Unfortunately, these steps prove inadequate because of the Investment Law, which considers share trading a form of investment (Article 21). In principle, investors pouring money into Vietnam in this form are to comply with regulations set by the World Trade Organization (WTO) and Vietnam (if investors come from a country under WTO or the company operates in a sector governed by WTO commitments) or by Vietnam (in other cases). The authorities will have to look through the share agreement to make sure that investors meet all the necessary requirements (for example, on their nationalities, share contributions, financial capabilities and so on). The transaction gains legal weight in Vietnam only if backed by a certificate.

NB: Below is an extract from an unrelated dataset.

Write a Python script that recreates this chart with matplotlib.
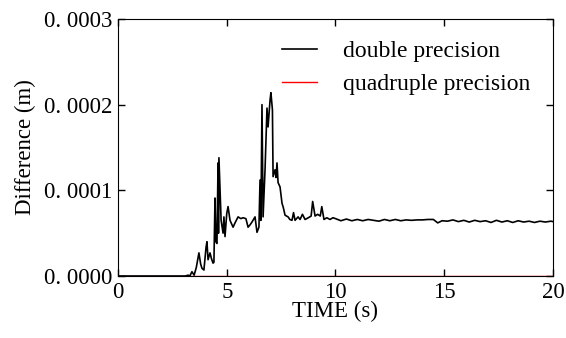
import matplotlib
matplotlib.use("Agg")
import matplotlib.pyplot as plt
import numpy as np

# difference values in units of 1e-4 m
time_s = [0.0, 3.1, 3.22, 3.3, 3.4, 3.5, 3.6, 3.72, 3.8, 3.86, 3.95, 4.05, 4.09,
          4.14, 4.23, 4.3, 4.37, 4.41, 4.46, 4.5, 4.55, 4.6, 4.62, 4.64, 4.74,
          4.83, 4.87, 4.92, 5.0, 5.06, 5.15, 5.29, 5.38, 5.52, 5.65, 5.75, 5.88,
          5.98, 6.08, 6.16, 6.3, 6.39, 6.48, 6.53, 6.57, 6.62, 6.67, 6.76, 6.85,
          6.9, 6.99, 7.03, 7.1, 7.13, 7.22, 7.27, 7.31, 7.36, 7.45, 7.54, 7.6,
          7.68, 7.82, 7.9, 8.0, 8.07, 8.14, 8.28, 8.37, 8.48, 8.6, 8.75, 8.88,
          8.95, 9.06, 9.18, 9.3, 9.37, 9.47, 9.6, 9.75, 9.88,
          10.0, 10.25, 10.5, 10.75, 11.0, 11.25, 11.5, 11.75, 12.0, 12.25, 12.5,
          12.75, 13.0, 13.25, 13.5, 13.75, 14.0, 14.25, 14.5, 14.7, 14.9, 15.15,
          15.4, 15.65, 15.9, 16.15, 16.4, 16.65, 16.9, 17.15, 17.4, 17.65, 17.9,
          18.15, 18.4, 18.65, 18.9, 19.15, 19.4, 19.65, 19.9, 20.0]
double_diff = [0.0, 0.0, 0.01, 0.0, 0.05, 0.01, 0.1, 0.27, 0.14, 0.09, 0.07, 0.34, 0.40,
               0.19, 0.27, 0.2, 0.15, 0.16, 0.91, 0.4, 0.38, 1.32, 0.5, 1.38, 0.65,
               0.50, 0.69, 0.46, 0.73, 0.81, 0.65, 0.57, 0.62, 0.69, 0.67, 0.68, 0.67,
               0.57, 0.6, 0.63, 0.69, 0.51, 0.57, 1.12, 0.65, 2.0, 0.69, 1.24, 1.96,
               1.74, 2.05, 2.14, 1.94, 1.16, 1.24, 1.15, 1.32, 1.09, 1.04, 0.85, 0.8,
               0.71, 0.69, 0.66, 0.65, 0.74, 0.65, 0.69, 0.66, 0.72, 0.66, 0.68, 0.7,
               0.87, 0.7, 0.72, 0.7, 0.81, 0.66, 0.68, 0.66, 0.68,
               0.67, 0.645, 0.665, 0.645, 0.66, 0.645, 0.66, 0.65, 0.64, 0.66, 0.645,
               0.66, 0.645, 0.655, 0.65, 0.655, 0.655, 0.66, 0.66, 0.62, 0.645, 0.64,
               0.655, 0.635, 0.65, 0.63, 0.65, 0.635, 0.645, 0.625, 0.65, 0.63, 0.645,
               0.625, 0.645, 0.63, 0.64, 0.625, 0.64, 0.63, 0.64, 0.635]
quad_time = [0.0, 20.0]
quad_diff = [0.0, 0.0]

yticks = [0.0, 0.0001, 0.0002, 0.0003]
ytick_labels = ["0. 0000", "0. 0001", "0. 0002", "0. 0003"]
xticks = [0, 5, 10, 15, 20]

plt.rcParams["font.family"] = ["Liberation Serif", "DejaVu Serif"]
plt.rcParams["font.size"] = 16.5

fig = plt.figure(figsize=(5.66, 3.38), dpi=100)
ax = fig.add_axes([0.2085, 0.1834, 0.7685, 0.7604])

ax.plot(quad_time, np.array(quad_diff) * 1e-4, color="red", lw=1.0,
        label="quadruple precision", zorder=1)
ax.plot(time_s, np.array(double_diff) * 1e-4, color="black", lw=1.2,
        label="double precision", zorder=2)

ax.set_xlim(0, 20)
ax.set_ylim(0, 0.0003)
ax.set_xticks(xticks)
ax.set_yticks(yticks)
ax.set_yticklabels(ytick_labels)
ax.tick_params(direction="in", top=True, right=True, length=5, width=1,
               labelsize=16.5, pad=4)
ax.set_xlabel("TIME (s)", fontsize=16.5, labelpad=-1)
ax.set_ylabel("Difference (m)", fontsize=16.5, labelpad=6)

handles, labels = ax.get_legend_handles_labels()
ax.legend(handles[::-1], labels[::-1], loc="upper right", frameon=False,
          fontsize=17, handlelength=1.5, handletextpad=1.1, labelspacing=0.5,
          bbox_to_anchor=(0.997, 1.0))

fig.savefig("out.png", dpi=100)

Five-step guide to share purchase
In the absence of guidelines on share transfer and the disparity between the Enterprise Law and the Investment Law, investors are concerned about the procedure for stake acquisition. Below is one such procedure, which is subject to changes from province to province.
• Open an account: Foreign investors wishing to purchase a stake in a local firm must open an account (1) at a commercial bank in Vietnam and register it with the State Bank of Vietnam. Investment activities carried out by these investors, including payments, dividend receipt or overseas money transfer, must be undertaken through this account.
• Sign a stake acquisition agreement and make payments through the above account: Once their accounts have been set up and registered, investors can contribute capital or purchase shares in line with the Enterprise Law and the Investment Law. If the seller is a listed firm, it is advisable to obtain its trading code, too. Foreign stake acquisition in the stock market is also governed by the Securities Law.
• Update investor particulars in the list of shareholders and issue a share certificate: After investors have made payments, a seller is to note their particulars in the list of shareholders and issue share certificates.
• Register with the authorities: The seller has to notify the authorities of amendments to its business or shareholder list. Better still, it should register the transaction with State agencies.
• Issue investment certificates to the company: There has not been any detailed guideline on whether local firms must apply for investment certificates after selling shares to foreign investors. However, some localities require domestic firms to do so.